▼

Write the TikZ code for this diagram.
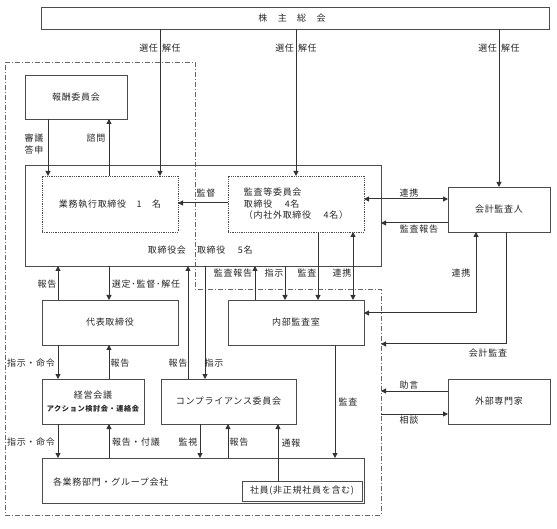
\documentclass[tikz,border=0pt]{standalone}
\usepackage{fontspec}
\setmainfont[LetterSpace=8]{Noto Sans CJK JP}
\usetikzlibrary{arrows.meta}
\newcommand\lblfont{\fontsize{9}{11.5}\selectfont}
\newcommand\smallbold{\fontsize{7.2}{9}\selectfont\bfseries}
\begin{document}
\begin{tikzpicture}[
  x=1pt, y=-1pt,
  every node/.style={text=black!85},
  box/.style={draw=black!70, line width=0.8pt, inner sep=0pt, outer sep=0pt, align=center, font=\lblfont},
  dbox/.style={box, densely dotted},
  arr/.style={draw=black!80, line width=1pt, -{Triangle[length=5pt,width=5pt]}},
  darr/.style={draw=black!80, line width=1pt, {Triangle[length=5pt,width=5pt]}-{Triangle[length=5pt,width=5pt]}},
  lbl/.style={inner sep=0pt, outer sep=0pt, font=\lblfont, align=center},
  region/.style={draw=black!60, line width=0.8pt, dash pattern=on 5pt off 2pt on 1pt off 2pt}
]
\useasboundingbox (0,0) rectangle (557,529);

% dash-dot region
\draw[region] (5,62) -- (195,62) -- (195,289) -- (381,289) -- (381,515) -- (5,515) -- cycle;

% boxes
\node[box, minimum width=508pt, minimum height=22pt] (gm) at (295,18) {};
\node[lbl] (gmText) at (292,18) {株　主　総　会};
\node[box, minimum width=102pt, minimum height=44pt] (hoshu) at (76,97) {報酬委員会};
\node[box, minimum width=356pt, minimum height=101pt] (board) at (203,215.5) {};
\node[dbox, minimum width=136pt, minimum height=56pt] (exec) at (110,204) {業務執行取締役　1　名};
\node[dbox, minimum width=136pt, minimum height=56pt, align=left] (audit) at (296,204) {監査等委員会\\取締役　 4名\\（内社外取締役　 4名）};
\node[box, minimum width=102pt, minimum height=45pt] (kaikei) at (499,209.5) {会計監査人};
\node[box, minimum width=136pt, minimum height=45pt] (daihyo) at (110,322.5) {代表取締役};
\node[box, minimum width=136pt, minimum height=45pt] (naibu) at (296,322.5) {内部監査室};
\node[box, minimum width=102pt, minimum height=45pt] (keiei) at (93,401.5) {経営会議\\[1pt]{\smallbold アクション検討会・連絡会}};
\node[box, minimum width=135pt, minimum height=45pt] (comp) at (228.5,401.5) {コンプライアンス委員会};
\node[box, minimum width=102pt, minimum height=45pt] (gaibu) at (499,401.5) {外部専門家};
\node[box, minimum width=322pt, minimum height=45pt] (kaku) at (203,480.5) {};
\node[lbl, anchor=west] (kakuText) at (53,482) {各業務部門・グループ会社};
\node[box, minimum width=120pt, minimum height=20pt] (shain) at (302,491) {社員(非正規社員を含む)};

\node[lbl, anchor=east] (tkLbl) at (186,250) {取締役会};
\node[lbl, anchor=west] (tk5Lbl) at (197,250) {取締役　 5名};

% free ends on the region border
\coordinate (kaEnd) at (381,344);
\coordinate (jogenEnd) at (381,391);
\coordinate (sodanStart) at (381,414);

% shareholders
\draw[arr] ([xshift=-135pt]gm.south) -- ([xshift=50pt]exec.north);
\draw[arr] ([xshift=1pt]gm.south) -- (audit.north);
\draw[arr] ([xshift=204pt]gm.south) -- (kaikei.north);
\node[lbl, anchor=east] (s1a) at (158,48) {選任};
\node[lbl, anchor=west] (s1b) at (162,48) {解任};
\node[lbl, anchor=east] (s2a) at (294,48) {選任};
\node[lbl, anchor=west] (s2b) at (298,48) {解任};
\node[lbl, anchor=east] (s3a) at (497,48) {選任};
\node[lbl, anchor=west] (s3b) at (501,48) {解任};

% remuneration committee
\draw[arr] ([xshift=-28pt]hoshu.south) -- ([xshift=-62pt]exec.north);
\draw[arr] ([xshift=-1pt]exec.north) -- ([xshift=33pt]hoshu.south);
\node[lbl] (lShingi) at (34,144) {審議\\答申};
\node[lbl] (lShimon) at (96,138) {諮問};

% board internal
\draw[arr] ([yshift=1pt]audit.west) -- ([yshift=1pt]exec.east);
\node[lbl] (lKantoku) at (206,193) {監督};

% auditor links
\draw[darr] ([yshift=5pt]audit.east) -- ([yshift=10.5pt]kaikei.west);
\node[lbl] (lRenkei1) at (409,193) {連携};
\draw[arr] ([yshift=-13.5pt]kaikei.west) -- ([yshift=-7.5pt]board.east);
\node[lbl] (lKansaHokoku1) at (419,229) {監査報告};

% board <-> representative director
\draw[arr] ([xshift=-52pt]daihyo.north) -- ([xshift=-145pt]board.south);
\draw[arr] ([xshift=-94pt]board.south) -- ([xshift=-1pt]daihyo.north);
\node[lbl] (lHokoku1) at (47,284) {報告};
\node[lbl] (lSentei) at (146,284) {選定･監督･解任};

% board <-> compliance
\draw[arr] ([xshift=-40.5pt]comp.north) -- ([xshift=-15pt]board.south);
\draw[arr] ([xshift=2pt]board.south) -- ([xshift=-23.5pt]comp.north);
\node[lbl] (lHokoku2) at (178,363) {報告};
\node[lbl] (lShiji2) at (214,363) {指示};

% board/audit committee <-> internal audit
\draw[arr] ([xshift=-41pt]naibu.north) -- ([xshift=52pt]board.south);
\draw[arr] ([xshift=82pt]board.south) -- ([xshift=-11pt]naibu.north);
\draw[arr] ([xshift=22pt]audit.south) -- ([xshift=22pt]naibu.north);
\draw[darr] ([xshift=57pt]audit.south) -- ([xshift=57pt]naibu.north);
\node[lbl] (lKansaHokoku2) at (233,273) {監査報告};
\node[lbl] (lShiji3) at (274,273) {指示};
\node[lbl] (lKansa1) at (307,273) {監査};
\node[lbl] (lRenkei2) at (342,273) {連携};

% accounting auditor <-> internal audit
\draw[darr] ([xshift=-23pt]kaikei.south) |- ([yshift=9.5pt]naibu.east);
\node[lbl] (lRenkei3) at (461,273) {連携};
\draw[arr] ([xshift=7pt]kaikei.south) |- (kaEnd);
\node[lbl] (lKaikeiKansa) at (488,353) {会計監査};

% external experts
\draw[arr] ([yshift=10.5pt]gaibu.west) -- (jogenEnd);
\node[lbl] (lJogen) at (409,385) {助言};
\draw[arr] (sodanStart) -- ([yshift=-12.5pt]gaibu.west);
\node[lbl] (lSodan) at (409,420) {相談};

% representative director <-> management meeting
\draw[arr] ([xshift=-52pt]daihyo.south) -- ([xshift=-35pt]keiei.north);
\draw[arr] ([xshift=16pt]keiei.north) -- ([xshift=-1pt]daihyo.south);
\node[lbl] (lShijiMeirei1) at (31,363) {指示・命令};
\node[lbl] (lHokoku3) at (120,363) {報告};

% management meeting <-> divisions
\draw[arr] ([xshift=-35pt]keiei.south) -- ([xshift=-145pt]kaku.north);
\draw[arr] ([xshift=-94pt]kaku.north) -- ([xshift=16pt]keiei.south);
\node[lbl] (lShijiMeirei2) at (31,442) {指示・命令};
\node[lbl] (lHokokuFugi) at (136,442) {報告・付議};

% compliance <-> divisions
\draw[arr] ([xshift=-28.5pt]comp.south) -- ([xshift=-3pt]kaku.north);
\draw[arr] ([xshift=25pt]kaku.north) -- ([xshift=-0.5pt]comp.south);
\draw[arr] ([xshift=-24pt]shain.north) -- ([xshift=49.5pt]comp.south);
\node[lbl] (lKanshi) at (188,442) {監視};
\node[lbl] (lHokoku4) at (239,442) {報告};
\node[lbl] (lTsuho) at (291,443) {通報};

% internal audit -> divisions
\draw[arr] ([xshift=39pt]naibu.south) -- ([xshift=132pt]kaku.north);
\node[lbl] (lKansa2) at (348,402) {監査};
\end{tikzpicture}
\end{document}
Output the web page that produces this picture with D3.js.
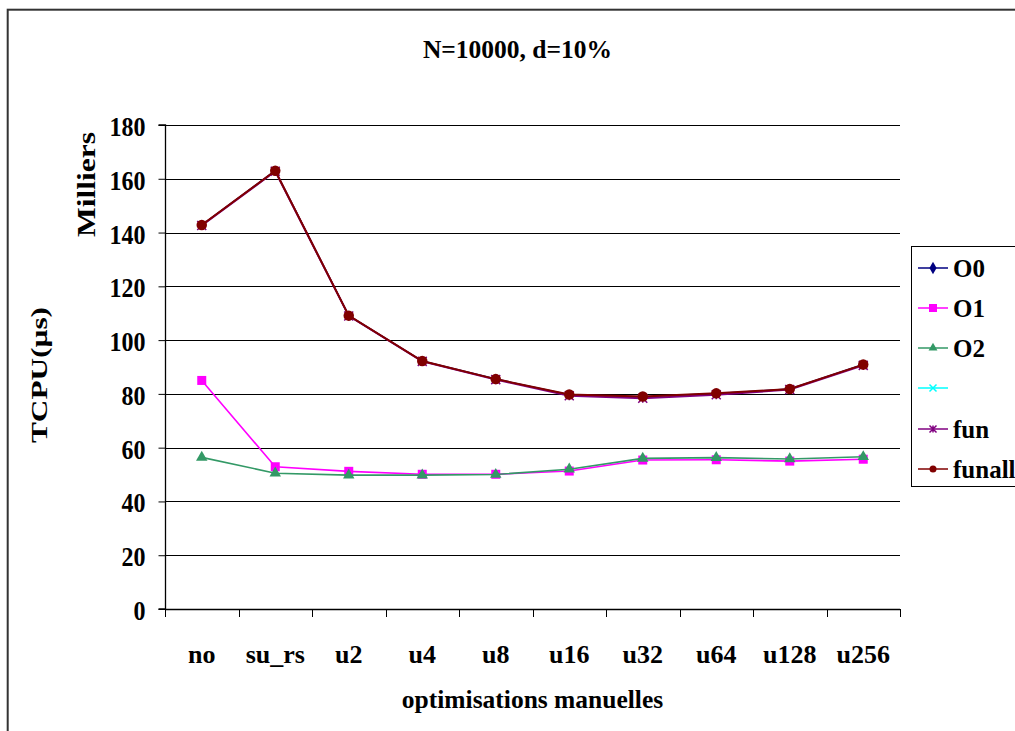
<!DOCTYPE html>
<html><head><meta charset="utf-8">
<script src="https://cdn.jsdelivr.net/npm/d3@7"></script>
<style>body{margin:0;background:#fff}svg{display:block}text{font-family:"Liberation Serif","Times New Roman",serif;font-weight:bold;fill:#000}</style>
</head><body><svg id="c" width="1015" height="731"></svg>
<script>
const title = "N=10000, d=10%";
const categories = ["no","su_rs","u2","u4","u8","u16","u32","u64","u128","u256"];
const yTicks = [0,20,40,60,80,100,120,140,160,180];
const seriesNames = ["O0","O1","O2","","fun","funall"];
const seriesColors = ["#000080","#ff00ff","#339966","#00ffff","#800080","#800000"];
const seriesMarkers = ["diamond","square","triangle","x","star","circle"];
const O0 = [142.8,163.0,109.1,92.2,85.5,79.7,78.9,80.1,81.8,90.9];
const O1 = [85.0,52.9,51.2,50.1,50.1,51.3,55.4,55.5,55.0,55.7];
const O2 = [56.4,50.5,49.8,49.8,50.0,52.0,56.0,56.3,55.8,56.6];
const blank = [];
const fun = [142.6,162.8,109.0,92.1,85.3,79.3,78.4,79.7,81.6,90.6];
const funall = [142.8,163.0,109.1,92.2,85.5,79.8,79.0,80.2,81.8,90.9];
const seriesValues = [O0,O1,O2,blank,fun,funall];

const svg = d3.select("#c");
const L=165,R=900,T=125,B=609;
const x = d3.scaleBand().domain(categories).range([L,R]);
const y = d3.scaleLinear().domain([0,180]).range([B,T]);

// outer frame
svg.append("rect").attr("x",7.7).attr("y",9.7).attr("width",1030).attr("height",740).attr("fill","#fff").attr("stroke","#333").attr("stroke-width",2);

svg.append("text").attr("x",517.5).attr("y",58).attr("text-anchor","middle").attr("font-size",25.5).text(title);

// grid
svg.append("g").selectAll("line").data(yTicks.filter(d=>d>0)).join("line")
  .attr("x1",L).attr("x2",R).attr("y1",d=>Math.round(y(d))+0.5).attr("y2",d=>Math.round(y(d))+0.5)
  .attr("stroke","#000").attr("stroke-width",1);

// y axis
const ya = svg.append("g").attr("transform",`translate(${L+0.5},0)`)
  .call(d3.axisLeft(y).tickValues(yTicks).tickSize(7).tickPadding(4));
ya.select(".domain").attr("stroke","#000").attr("stroke-width",1.3).attr("d",`M-7,${B}H0V${T}H-7`);
ya.selectAll(".tick line").attr("stroke","#000");
ya.selectAll("text").attr("x",0).attr("dy",null).attr("y",null)
  .attr("transform","translate(-20,10.5) scale(1,1.15)")
  .attr("font-size",24).attr("font-family","Liberation Serif").attr("font-weight","bold").attr("fill","#000");

// x axis
const xa = svg.append("g").attr("transform",`translate(0,${B+0.5})`)
  .call(d3.axisBottom(x).tickSize(0).tickPadding(0));
xa.select(".domain").attr("stroke","#000").attr("stroke-width",1.3).attr("d",`M${L},0H${R}`);
xa.selectAll("text").attr("y",53).attr("dy",null)
  .attr("font-size",26).attr("font-family","Liberation Serif").attr("font-weight","bold").attr("fill","#000");
const tickPos = categories.map(c=>x(c)).concat([R]);
svg.append("g").selectAll("line").data(tickPos).join("line")
  .attr("x1",d=>Math.round(d)+0.5).attr("x2",d=>Math.round(d)+0.5).attr("y1",B).attr("y2",B+8).attr("stroke","#000");

svg.append("text").attr("x",532.5).attr("y",708).attr("text-anchor","middle").attr("font-size",25.5).text("optimisations manuelles");
svg.append("text").attr("transform","translate(47,375) rotate(-90)").attr("text-anchor","middle").attr("font-size",23)
  .attr("textLength",136).attr("lengthAdjust","spacingAndGlyphs").text("TCPU(µs)");
svg.append("text").attr("transform","translate(95,184.5) rotate(-90)").attr("text-anchor","middle").attr("font-size",25.5)
  .attr("textLength",105).attr("lengthAdjust","spacingAndGlyphs").text("Milliers");

function marker(g,type,color,cx,cy,s){
  if(type==="diamond") g.append("path").attr("d",d3.symbol(d3.symbolDiamond,s*s*0.9)()).attr("transform",`translate(${cx},${cy})`).attr("fill",color);
  else if(type==="square") g.append("rect").attr("x",cx-s/2).attr("y",cy-s/2).attr("width",s).attr("height",s).attr("fill",color);
  else if(type==="triangle") g.append("path").attr("d",d3.symbol(d3.symbolTriangle,s*s*0.7)()).attr("transform",`translate(${cx},${cy})`).attr("fill",color);
  else if(type==="x") g.append("path").attr("d",`M${cx-s/2},${cy-s/2}L${cx+s/2},${cy+s/2}M${cx-s/2},${cy+s/2}L${cx+s/2},${cy-s/2}`).attr("stroke",color).attr("stroke-width",1.5);
  else if(type==="star") g.append("path").attr("d",`M${cx-s/2},${cy-s/2}L${cx+s/2},${cy+s/2}M${cx-s/2},${cy+s/2}L${cx+s/2},${cy-s/2}M${cx},${cy-s/2}L${cx},${cy+s/2}`).attr("stroke",color).attr("stroke-width",1.5);
  else if(type==="circle") g.append("circle").attr("cx",cx).attr("cy",cy).attr("r",s/2).attr("fill",color);
}
const cx = c => x(c)+x.bandwidth()/2;
const line = d3.line().x((d,i)=>cx(categories[i])).y(d=>y(d));
const widths=[1.5,1.6,1.6,1.5,2,2];
const msize=[5,9,9,9,9,10.5];
seriesValues.forEach((vals,k)=>{
  if(!vals.length) return;
  const g=svg.append("g");
  g.append("path").datum(vals).attr("d",line).attr("fill","none").attr("stroke",seriesColors[k]).attr("stroke-width",widths[k]);
  vals.forEach((v,i)=>marker(g,seriesMarkers[k],seriesColors[k],cx(categories[i]),y(v),msize[k]));
});

// legend
const lg = svg.append("g");
lg.append("rect").attr("x",911.5).attr("y",246.5).attr("width",120).attr("height",240).attr("fill","#fff").attr("stroke","#000").attr("stroke-width",1);
const ly=[268,308,348,388,429,469];
seriesNames.forEach((n,k)=>{
  lg.append("line").attr("x1",918).attr("x2",948).attr("y1",ly[k]).attr("y2",ly[k]).attr("stroke",seriesColors[k]).attr("stroke-width",1.5);
  marker(lg,seriesMarkers[k],seriesColors[k],933,ly[k],k===1?8:7);
  lg.append("text").attr("x",953).attr("y",ly[k]+9).attr("font-size",25).text(n);
});
</script></body></html>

▲

INSTRUCTION :: Above are some records; extract exactly the lines from the one containing "Output the web" through the one containing "const y = d3.scaleLinear().domain([0,180]).range([B,T]);" and drop the pictures.

EXERCISE RESPONSE ::
Output the web page that produces this picture with D3.js.
<!DOCTYPE html>
<html><head><meta charset="utf-8">
<script src="https://cdn.jsdelivr.net/npm/d3@7"></script>
<style>body{margin:0;background:#fff}svg{display:block}text{font-family:"Liberation Serif","Times New Roman",serif;font-weight:bold;fill:#000}</style>
</head><body><svg id="c" width="1015" height="731"></svg>
<script>
const title = "N=10000, d=10%";
const categories = ["no","su_rs","u2","u4","u8","u16","u32","u64","u128","u256"];
const yTicks = [0,20,40,60,80,100,120,140,160,180];
const seriesNames = ["O0","O1","O2","","fun","funall"];
const seriesColors = ["#000080","#ff00ff","#339966","#00ffff","#800080","#800000"];
const seriesMarkers = ["diamond","square","triangle","x","star","circle"];
const O0 = [142.8,163.0,109.1,92.2,85.5,79.7,78.9,80.1,81.8,90.9];
const O1 = [85.0,52.9,51.2,50.1,50.1,51.3,55.4,55.5,55.0,55.7];
const O2 = [56.4,50.5,49.8,49.8,50.0,52.0,56.0,56.3,55.8,56.6];
const blank = [];
const fun = [142.6,162.8,109.0,92.1,85.3,79.3,78.4,79.7,81.6,90.6];
const funall = [142.8,163.0,109.1,92.2,85.5,79.8,79.0,80.2,81.8,90.9];
const seriesValues = [O0,O1,O2,blank,fun,funall];

const svg = d3.select("#c");
const L=165,R=900,T=125,B=609;
const x = d3.scaleBand().domain(categories).range([L,R]);
const y = d3.scaleLinear().domain([0,180]).range([B,T]);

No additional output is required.